The latest surge in food inflation comes close on the heels of the India Meteorological Department`s (IMD) forecast that monsoon rains are expected to be below normal at 95 per cent of the Long Period Average (LPA), with margin for error of plus or minus 4 per cent.

A below normal monsoon can have a serious fallout on the agricultural output.

"Detailed analysis of food items indicate that it is substantially contributed by the milk products, poultry products, fish and certain other items," Mukherjee said.

He, however, expressed satisfaction that inflation in overall primary articles came down during the week.

Overall, primary articles reported inflation of 12.62 per cent during the period under review, down from 12.86 per cent in the previous week.

Experts, however, warned that high rate of price rise of food items could translate into higher headline inflation numbers in the next few months.

"If this kind of high prices continue to prevail in the food segment, it could impact the headline inflation numbers also," Chakravarty said.

The Reserve Bank had said it expects inflationary pressure to remain during the first half of this fiscal.

"The monsoon is expected to be low and thus food inflation should remain high," KASSA director Siddharth Shankar said.

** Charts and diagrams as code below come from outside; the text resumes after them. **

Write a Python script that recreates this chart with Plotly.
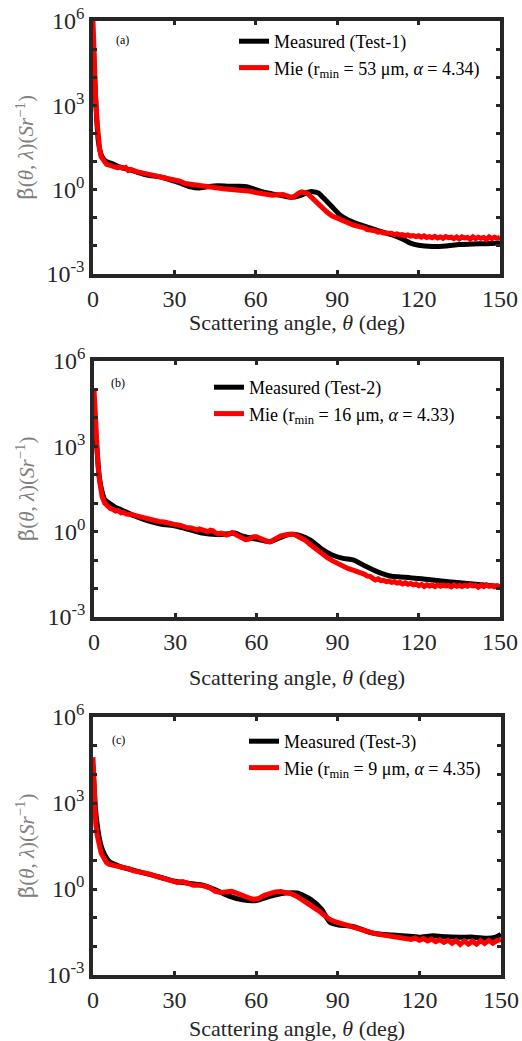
import plotly.graph_objects as go

# ---------------------------------------------------------------------------
# Angular scattering coefficient, log10 of beta~(theta, lambda) in Sr^-1
# ---------------------------------------------------------------------------

# (a) Test-1
theta_meas_a = [0, 0.5, 1, 1.5, 2, 3, 4, 5, 7, 10, 13, 16, 20, 25, 30, 33, 36, 39, 42, 46,
                50, 54, 57, 60, 63, 66, 70, 73, 76, 79, 81, 83, 85, 88, 91, 94, 97, 100,
                105, 110, 114, 117, 120, 125, 130, 135, 140, 145, 150]
logb_meas_a = [5.5, 4.2, 3.2, 2.3, 1.7, 1.25, 1.08, 1.0, 0.93, 0.8, 0.72, 0.63, 0.52, 0.45,
               0.3, 0.2, 0.1, 0.06, 0.1, 0.14, 0.12, 0.12, 0.1, 0.0, -0.09, -0.15, -0.22,
               -0.27, -0.22, -0.1, -0.07, -0.12, -0.3, -0.6, -0.9, -1.08, -1.2, -1.3, -1.46,
               -1.6, -1.75, -1.9, -1.98, -2.02, -2.0, -1.95, -1.93, -1.92, -1.9]

theta_mie_a = [0, 0.3, 0.7, 1, 1.5, 2, 2.5, 3, 4, 5, 6, 7, 8, 9, 10, 11, 12, 13, 14, 16, 18,
               20, 22, 24, 26, 28, 30, 32, 34, 36, 38, 40, 42, 44, 46, 48, 50, 52, 54, 56,
               58, 60, 62, 64, 66, 68, 70, 72, 73, 74, 75, 76, 77, 78, 79, 80, 82, 84, 86,
               88, 90, 92, 94, 96, 97, 98, 99, 100, 101, 102, 103, 104, 105, 106, 107, 108,
               109, 110, 111, 112, 113, 114, 115, 116, 117, 118, 119, 120, 121, 122, 123,
               124, 125, 126, 127, 128, 129, 130, 131, 132, 133, 134, 135, 136, 137, 138,
               139, 140, 141, 142, 143, 144, 145, 146, 147, 148, 149, 150]
logb_mie_a = [6.0, 4.8, 3.7, 3.2, 2.4, 1.76, 1.4, 1.17, 0.99, 0.9, 0.87, 0.82, 0.81, 0.78,
              0.8, 0.76, 0.79, 0.68, 0.72, 0.64, 0.6, 0.55, 0.52, 0.47, 0.44, 0.39, 0.34,
              0.3, 0.22, 0.2, 0.17, 0.16, 0.12, 0.1, 0.06, 0.03, 0.02, -0.02, 0.0, -0.04,
              -0.06, -0.1, -0.13, -0.15, -0.2, -0.18, -0.17, -0.24, -0.28, -0.25, -0.17,
              -0.11, -0.08, -0.09, -0.14, -0.22, -0.42, -0.6, -0.78, -0.93, -1.02, -1.12,
              -1.18, -1.26, -1.29, -1.31, -1.36, -1.36, -1.42, -1.43, -1.47, -1.46, -1.51,
              -1.5, -1.54, -1.53, -1.56, -1.55, -1.6, -1.57, -1.61, -1.6, -1.64, -1.61,
              -1.65, -1.63, -1.67, -1.64, -1.69, -1.64, -1.7, -1.67, -1.71, -1.66, -1.72,
              -1.68, -1.73, -1.67, -1.71, -1.69, -1.74, -1.68, -1.75, -1.68, -1.72, -1.7,
              -1.76, -1.68, -1.74, -1.69, -1.73, -1.7, -1.77, -1.68, -1.74, -1.69, -1.73,
              -1.7]

# (b) Test-2
theta_meas_b = [0, 0.5, 1, 1.5, 2, 3, 4, 6, 8, 10, 15, 20, 25, 30, 35, 40, 45, 50, 52, 55,
                60, 65, 68, 72, 76, 80, 84, 88, 92, 96, 100, 105, 110, 115, 120, 125, 130,
                140, 150]
logb_meas_b = [4.0, 3.5, 3.0, 2.4, 1.9, 1.4, 1.12, 0.98, 0.85, 0.77, 0.55, 0.38, 0.26, 0.2,
               0.08, -0.05, -0.1, -0.07, -0.05, -0.16, -0.26, -0.35, -0.24, -0.1, -0.13,
               -0.3, -0.6, -0.82, -0.94, -1.0, -1.2, -1.42, -1.57, -1.6, -1.65, -1.7,
               -1.75, -1.84, -1.93]

theta_mie_b = [0, 0.3, 0.6, 1, 1.5, 2, 2.5, 3, 4, 5, 6, 7, 8, 9, 10, 11, 12, 14, 16, 18,
               20, 22, 24, 26, 28, 30, 32, 34, 36, 38, 39, 40, 41, 42, 43, 44, 45, 46, 47,
               48, 49, 50, 51, 52, 53, 54, 55, 56, 57, 58, 59, 60, 61, 62, 63, 64, 65, 66,
               67, 68, 69, 70, 71, 72, 74, 76, 78, 80, 82, 84, 86, 88, 90, 92, 94, 96, 98,
               100, 101, 102, 103, 104, 105, 106, 107, 108, 109, 110, 111, 112, 113, 114,
               115, 116, 117, 118, 119, 120, 121, 122, 123, 124, 125, 126, 127, 128, 129,
               130, 131, 132, 133, 134, 135, 136, 137, 138, 139, 140, 141, 142, 143, 144,
               145, 146, 147, 148, 149, 150]
logb_mie_b = [5.0, 4.3, 3.6, 2.87, 2.3, 1.82, 1.45, 1.23, 1.0, 0.88, 0.82, 0.78, 0.72, 0.74,
              0.66, 0.68, 0.62, 0.6, 0.55, 0.5, 0.44, 0.42, 0.36, 0.34, 0.28, 0.25, 0.22,
              0.15, 0.13, 0.06, 0.1, 0.08, 0.02, 0.0, 0.05, 0.03, -0.05, -0.08, -0.05,
              -0.1, -0.12, -0.08, -0.03, -0.08, -0.14, -0.19, -0.23, -0.28, -0.27, -0.2,
              -0.18, -0.18, -0.23, -0.26, -0.3, -0.34, -0.36, -0.32, -0.26, -0.2, -0.15,
              -0.12, -0.1, -0.09, -0.1, -0.18, -0.3, -0.46, -0.62, -0.76, -0.9, -1.02,
              -1.12, -1.22, -1.3, -1.36, -1.42, -1.5, -1.56, -1.57, -1.64, -1.7, -1.66,
              -1.72, -1.71, -1.76, -1.74, -1.78, -1.76, -1.81, -1.78, -1.84, -1.8, -1.85,
              -1.82, -1.87, -1.84, -1.9, -1.86, -1.93, -1.87, -1.91, -1.88, -1.93, -1.87,
              -1.92, -1.88, -1.91, -1.89, -1.94, -1.87, -1.92, -1.89, -1.93, -1.88, -1.92,
              -1.87, -1.91, -1.89, -1.95, -1.88, -1.93, -1.87, -1.92, -1.89, -1.94, -1.9,
              -1.93]

# (c) Test-3
theta_meas_c = [0, 0.5, 1, 2, 3, 4, 6, 8, 10, 15, 20, 25, 30, 35, 40, 45, 50, 55, 60, 65,
                70, 75, 80, 84, 87, 90, 95, 98, 102, 106, 110, 115, 120, 125, 130, 135, 140,
                145, 148, 150]
logb_meas_c = [4.3, 3.4, 2.7, 1.95, 1.5, 1.25, 0.96, 0.86, 0.78, 0.65, 0.53, 0.4, 0.27, 0.2,
               0.14, -0.03, -0.25, -0.38, -0.4, -0.26, -0.15, -0.14, -0.36, -0.7, -1.15,
               -1.25, -1.3, -1.38, -1.52, -1.58, -1.6, -1.64, -1.68, -1.63, -1.67, -1.68,
               -1.68, -1.72, -1.68, -1.58]

theta_mie_c = [0, 0.5, 1, 1.5, 2, 3, 4, 5, 6, 7, 8, 9, 10, 11, 12, 13, 15, 17, 19, 21, 23,
               25, 27, 29, 31, 33, 35, 37, 39, 41, 43, 45, 47, 49, 51, 53, 55, 57, 59, 61,
               63, 65, 67, 69, 71, 73, 75, 77, 79, 81, 83, 85, 87, 89, 91, 93, 95, 97, 99,
               101, 103, 105, 107, 109, 111, 113, 115, 117, 118.5, 120, 121.5, 123, 124.5,
               126, 127.5, 129, 130.5, 132, 133.5, 135, 136.5, 138, 139.5, 141, 142.5, 144,
               145.5, 147, 148.5, 150]
logb_mie_c = [4.6, 3.23, 2.3, 1.9, 1.6, 1.25, 1.08, 0.92, 0.86, 0.84, 0.8, 0.8, 0.75, 0.76,
              0.71, 0.71, 0.63, 0.6, 0.53, 0.52, 0.45, 0.39, 0.36, 0.29, 0.23, 0.26, 0.21,
              0.13, 0.13, 0.11, 0.04, -0.08, -0.12, -0.08, -0.08, -0.15, -0.24, -0.3, -0.36,
              -0.33, -0.22, -0.15, -0.1, -0.09, -0.12, -0.17, -0.26, -0.38, -0.5, -0.62,
              -0.76, -0.92, -1.06, -1.14, -1.2, -1.28, -1.33, -1.39, -1.44, -1.5, -1.54,
              -1.58, -1.61, -1.64, -1.66, -1.7, -1.72, -1.76, -1.71, -1.79, -1.73, -1.81,
              -1.75, -1.84, -1.77, -1.86, -1.79, -1.89, -1.8, -1.93, -1.81, -1.92, -1.82,
              -1.92, -1.8, -1.9, -1.79, -1.89, -1.8, -1.77]

panel_tags = ["(a)", "(b)", "(c)"]
measured_names = ["Measured (Test-1)", "Measured (Test-2)", "Measured (Test-3)"]
mie_names = [
    "Mie (r<sub>min</sub> = 53 μm, <i>α</i> = 4.34)",
    "Mie (r<sub>min</sub> = 16 μm, <i>α</i> = 4.33)",
    "Mie (r<sub>min</sub> = 9 μm, <i>α</i> = 4.35)",
]

x_ticks = [0, 30, 60, 90, 120, 150]
y_decades = list(range(-3, 7))
y_labelled = [-3, 0, 3, 6]

# ---------------------------------------------------------------------------
W, H = 522, 1041
FONT = "Liberation Serif"
FRAME = "#262626"

# pixel boxes of the three panels: (left, right, top, bottom)
boxes = [(93, 500, 21, 274), (94, 500, 361, 617), (93, 501, 717, 975)]
legend_pos = [(234, 23), (209, 369), (244, 723)]
tag_pos = [(122, 40), (118, 383), (118, 740)]
xtitle_y = [323, 677, 1028]

series = [
    (theta_meas_a, logb_meas_a, theta_mie_a, logb_mie_a),
    (theta_meas_b, logb_meas_b, theta_mie_b, logb_mie_b),
    (theta_meas_c, logb_meas_c, theta_mie_c, logb_mie_c),
]

fig = go.Figure()
layout = dict(
    width=W, height=H,
    margin=dict(l=0, r=0, t=0, b=0, autoexpand=False),
    paper_bgcolor="white", plot_bgcolor="white",
    font=dict(family=FONT, color=FRAME),
    annotations=[],
)


def px(x):
    return x / W


def py(y):
    return 1 - y / H


ylabel = ('<span style="font-family:DejaVu Serif">β̃</span>(<i>θ</i>, <i>λ</i>)'
          '(<i>Sr</i><sup>−1</sup>)')

for i, (tm, bm, tt, bt) in enumerate(series):
    k = "" if i == 0 else str(i + 1)
    xa, ya = "x" + k, "y" + k
    leg = "legend" + k
    fig.add_trace(go.Scatter(
        x=tm, y=[10 ** v for v in bm], mode="lines", name=measured_names[i],
        line=dict(color="black", width=5, shape="spline", smoothing=0.6),
        xaxis=xa, yaxis=ya, legend=leg,
    ))
    fig.add_trace(go.Scatter(
        x=tt, y=[10 ** v for v in bt], mode="lines", name=mie_names[i],
        line=dict(color="#ff0000", width=5),
        xaxis=xa, yaxis=ya, legend=leg,
    ))

    l, r, t, b = boxes[i]
    layout["xaxis" + k] = dict(
        domain=[px(l), px(r)], anchor=ya, range=[0, 150], automargin=False,
        tickvals=x_ticks, ticktext=[str(v) for v in x_ticks],
        ticks="inside", ticklen=4, tickwidth=2.5, tickcolor=FRAME,
        showline=True, linewidth=3.5, linecolor=FRAME, mirror="allticks",
        showgrid=False, zeroline=False,
        tickfont=dict(family=FONT, size=24, color=FRAME),
    )
    layout["yaxis" + k] = dict(
        domain=[py(b), py(t)], anchor=xa, type="log", range=[-3, 6], automargin=False,
        tickvals=[10 ** d for d in y_decades],
        ticktext=[("10<sup>%d</sup>" % d) if d in y_labelled else "" for d in y_decades],
        ticks="inside", ticklen=4, tickwidth=2.5, tickcolor=FRAME,
        showline=True, linewidth=3.5, linecolor=FRAME, mirror="allticks",
        showgrid=False, zeroline=False,
        tickfont=dict(family=FONT, size=24, color=FRAME),
    )
    lx, ly = legend_pos[i]
    layout[leg] = dict(
        x=px(lx), y=py(ly), xanchor="left", yanchor="top",
        bgcolor="rgba(0,0,0,0)", borderwidth=0,
        font=dict(family=FONT, size=18, color="black"),
        itemwidth=30, tracegroupgap=0,
    )
    tx, ty = tag_pos[i]
    layout["annotations"].append(dict(
        text=panel_tags[i], x=px(tx), y=py(ty), xref="paper", yref="paper",
        xanchor="center", yanchor="middle", showarrow=False,
        font=dict(family=FONT, size=12, color="black"),
    ))
    layout["annotations"].append(dict(
        text="Scattering angle, <i>θ</i> (deg)", x=px((l + r) / 2), y=py(xtitle_y[i]),
        xref="paper", yref="paper", xanchor="center", yanchor="middle", showarrow=False,
        font=dict(family=FONT, size=22, color=FRAME),
    ))
    layout["annotations"].append(dict(
        text=ylabel, x=px(25), y=py((t + b) / 2), xref="paper", yref="paper",
        xanchor="center", yanchor="middle", showarrow=False,
        textangle=-90, font=dict(family=FONT, size=21, color="#808080"),
    ))

fig.update_layout(**layout)
fig.write_html("out.html")
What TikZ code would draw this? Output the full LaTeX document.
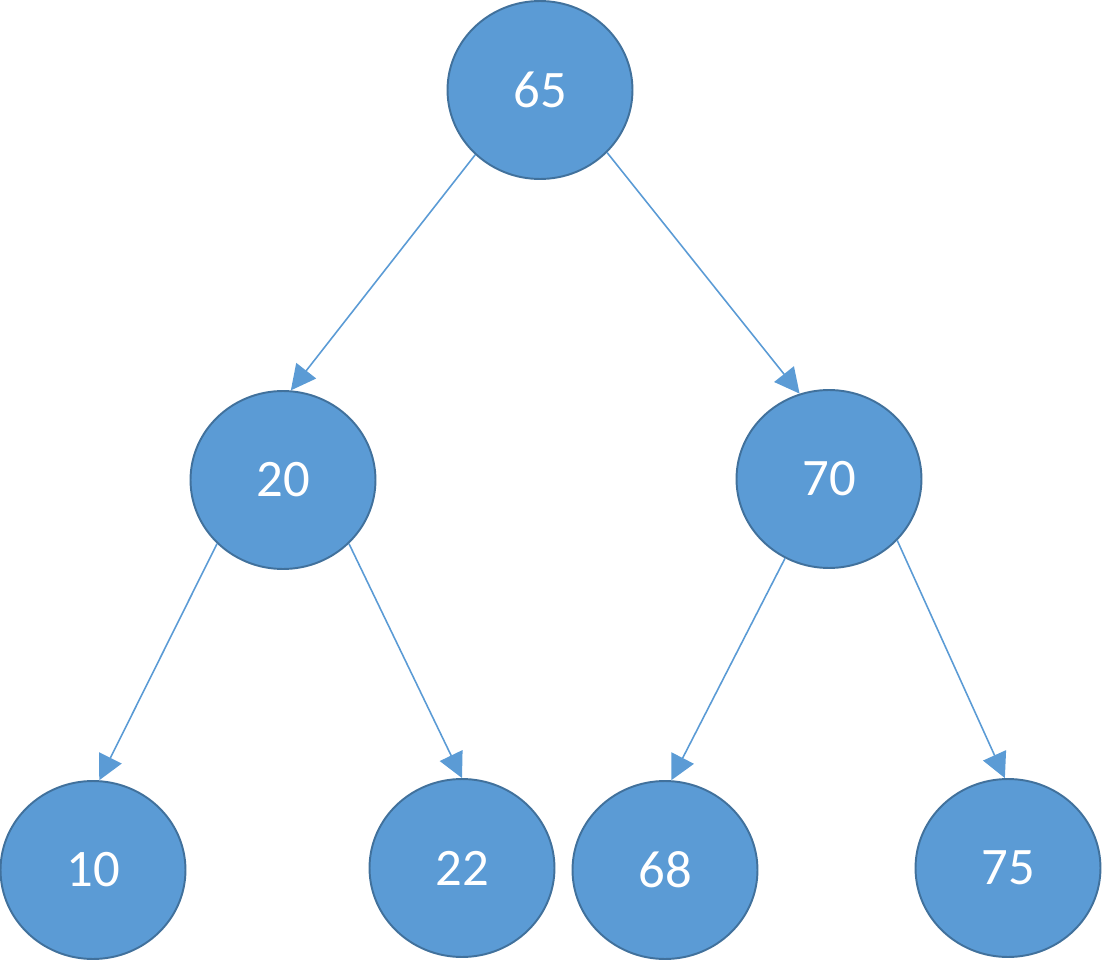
\documentclass[tikz,border=0pt]{standalone}
\usepackage{fontspec}
\setmainfont{Carlito}
\usetikzlibrary{shapes.geometric, arrows.meta}

\definecolor{nodefill}{HTML}{5B9BD5}
\definecolor{nodeline}{HTML}{41719C}

\begin{document}
\begin{tikzpicture}[x=0.02cm, y=-0.02cm,
	treenode/.style={ellipse, draw=nodeline, line width=1.1pt, fill=nodefill,
		minimum width=3.7cm, minimum height=3.56cm, inner sep=0pt,
		text=white, font=\fontsize{30}{36}\selectfont},
	link/.style={draw=nodefill, line width=0.9pt, -{Triangle[length=0.5cm, width=0.5cm]}}]
	
	\useasboundingbox (0,0) rectangle (1103,960);
	
	% levels
	\node[treenode] (n65) at (540,90) {65};
	\node[treenode] (n20) at (283,480) {20};
	\node[treenode] (n70) at (829,479) {70};
	\node[treenode] (n10) at (93,870) {10};
	\node[treenode] (n22) at (462,868) {22};
	\node[treenode] (n68) at (665,870) {68};
	\node[treenode] (n75) at (1008,868) {75};
	
	\draw[link] (n65.-135) -- (n20.85);
	\draw[link] (n65.-43) -- (n70.109);
	\draw[link] (n20.-136) -- (n10.86);
	\draw[link] (n20.-44) -- (n22.90);
	\draw[link] (n70.-119) -- (n68.86);
	\draw[link] (n70.-42) -- (n75.92);
	
\end{tikzpicture}
\end{document}
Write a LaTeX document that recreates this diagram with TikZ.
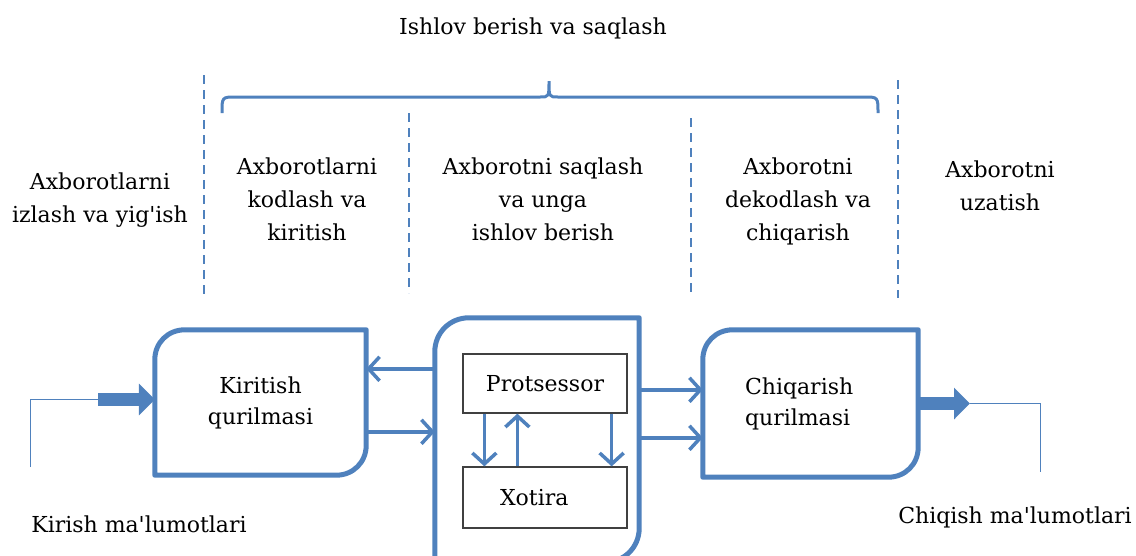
\documentclass[tikz,border=0pt]{standalone}
\usepackage{fontspec}
\setmainfont{DejaVu Serif}
\usetikzlibrary{arrows.meta}
\definecolor{kok}{RGB}{79,129,189}
% box with two rounded corners: #1 node, #2 radius, #3 control distance
\newcommand{\yarimquti}[3]{%
	\draw[quti] (#1.south west) -- ([yshift=-#2]#1.north west) .. controls ([yshift=-#3]#1.north west) and ([xshift=#3]#1.north west) .. ([xshift=#2]#1.north west) -- (#1.north east) -- ([yshift=#2]#1.south east) .. controls ([yshift=#3]#1.south east) and ([xshift=-#3]#1.south east) .. ([xshift=-#2]#1.south east) -- cycle;}
\begin{document}
\begin{tikzpicture}[x = 1pt, y = -1pt,
	quti/.style = {draw = kok, line width = 5pt, line join = round},
	blok/.style = {inner sep = 0pt, font = \fontsize{22}{31}\selectfont, align = center},
	kichik/.style = {draw = black!75, line width = 1.3pt, minimum width = 164pt, inner sep = 0pt, font = \fontsize{22}{31}\selectfont},
	matn/.style = {font = \fontsize{22}{33}\selectfont, align = center},
	strelka/.style = {kok, line width = 3.5pt, -{Straight Barb[length = 11pt, width = 24pt]}},
	qalin/.style = {kok, line width = 13pt, -{Triangle[length = 16pt, width = 31pt]}},
	ingich/.style = {kok, line width = 1pt},
	chiziq/.style = {kok, line width = 2.4pt, dash pattern = on 9pt off 6pt},
	qavs/.style = {kok, line width = 3pt}]
	\useasboundingbox (0,0) rectangle (1136,555);
	\clip (0,0) rectangle (1136,555);
	% top texts
	\node[matn] (ishlov) at (533,28) {Ishlov berish va saqlash};
	\node[matn] (izlash) at (100,200) {Axborotlarni\\izlash va yig\textquotesingle ish};
	\node[matn] (kodlash) at (307,199) {Axborotlarni\\kodlash va\\kiritish};
	\node[matn] (saqlash) at (543,199) {Axborotni saqlash\\va unga\\ishlov berish};
	\node[matn] (dekodlash) at (798,201) {Axborotni\\dekodlash va\\chiqarish};
	\node[matn] (uzatish) at (1000,186) {Axborotni\\uzatish};
	\draw[chiziq] (204,75) -- (204,296); %1
	\draw[chiziq] (409,113) -- (409,293); %2
	\draw[chiziq] (691,118) -- (691,297); %3
	\draw[chiziq] (898,80) -- (898,298); %4
	\draw[qavs] (222,113) .. controls (222,97) .. (236,97) -- (540,97) .. controls (549,97) .. (549,81) .. controls (549,97) .. (558,97) -- (864,97) .. controls (878,97) .. (878,113); %brace
	% devices
	\node[blok, minimum width = 211pt, minimum height = 145pt] (kir) at (260.5,402.5) {Kiritish\\qurilmasi};
	\node[blok, minimum width = 204pt, minimum height = 244pt] (markaz) at (537,440) {};
	\node[blok, minimum height = 147pt, text width = 131pt, inner xsep = 42pt, align = left] (chiq) at (810.5,403.5) {Chiqarish\\qurilmasi};
	\yarimquti{kir}{30pt}{13pt}
	\yarimquti{markaz}{34pt}{15pt}
	\yarimquti{chiq}{30pt}{13pt}
	\node[kichik, minimum height = 59pt] (prots) at (545,383.5) {Protsessor};
	\node[kichik, minimum height = 61pt, text width = 90pt, inner xsep = 37pt, align = left] (xotira) at (545,497.5) {Xotira};
	\draw[strelka] ([xshift=22pt]prots.south west) -- ([xshift=22pt]xotira.north west);
	\draw[strelka] ([xshift=55pt]xotira.north west) -- ([xshift=55pt]prots.south west);
	\draw[strelka] ([xshift=-16pt]prots.south east) -- ([xshift=-16pt]xotira.north east);
	% connectors
	\draw[strelka] ([yshift=-39pt]markaz.west |- kir.north east) -- ([yshift=-39pt]kir.north east);
	\draw[strelka] ([yshift=-102pt]kir.north east) -- ([yshift=-102pt]markaz.west |- kir.north east);
	\draw[strelka] ([yshift=-60pt]markaz.east |- chiq.north west) -- ([yshift=-60pt]chiq.north west);
	\draw[strelka] ([yshift=-108pt]markaz.east |- chiq.north west) -- ([yshift=-108pt]chiq.north west);
	% input and output
	\coordinate (kir0) at (30,467);
	\coordinate (kir1) at (98,399.5);
	\draw[ingich] (kir0) |- (kir1);
	\draw[qalin] (kir1) -- (kir1 -| kir.west);
	\coordinate (chiq1) at (970,403.5);
	\coordinate (chiq0) at (1040,472);
	\draw[qalin] (chiq.east) -- (chiq1);
	\draw[ingich] (chiq1) -| (chiq0);
	\node[matn] (kirish) at (139,524) {Kirish ma\textquotesingle lumotlari};
	\node[matn] (chiqish) at (1015,517) {Chiqish ma\textquotesingle lumotlari};
\end{tikzpicture}
\end{document}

Both Shankar and Chakravarty said that repeated rate hikes by the RBI has failed to curb price rise and added that alternative price stabilisation mechanism like supply chain management and storage facilities are required to deal with inflation in the food and primary articles segment.

The RBI has already hiked key policy rates 10 times since March, 2010, to tame demand and curb inflation.

"Just earlier this week we read about the likelihood of foodgrains rotting in godowns due to lack of infrastructure. Such issues have to be addressed," Chakravarty said.

However, RBI Deputy Governor Subir Gokarn said the forecast of `below normal` monsoon rains does not pose too much threat to food inflation as long as the country`s central part receives close to normal rains.

"The central part is where there is lot of concentration of pulses and cereals… If rainfall in that part of the country remains close to normal, I do not think there will be any pressure," he said in Chennai.

Meanwhile, inflation of non-food primary articles stood at 18.43 per cent for the week ended June 11 as against 20.20 per cent during the previous week.

Fibres grew more expensive by 43.77 per cent and minerals by 25.90 per cent. Fuel and power became dearer by 12.84 per cent and petrol was up 33.23 per cent year-on-year.

Referring to the non-food items, Mukherjee said they have "been steadily declining from 23.82 per cent just a month back… every subsequent week from May 7 to June 11 it has steadily declined. That is one important aspect."

Commenting on the latest numbers, Crisil chief economist D K Joshi said: "There is an upward pressure on food inflation… However, I do expect food prices to remain in single digits and below the last year`s level. Monsoon will play an important role in stabilising the food prices."

He, however, said that going forward, there is likely to be a rise in the non-food category, especially fibre and fuel.

The latest surge in food inflation numbers belies the RBI`s recent claim that headline inflation would be mostly driven by commodity prices in the next few months and the rate of price rise in food items would moderate.

Overall inflation was mostly driven by high food prices in 2010.

Food inflation was in double digits for most of last year, before showing signs of moderation since March this year. However, it has again started going up since the second half of May.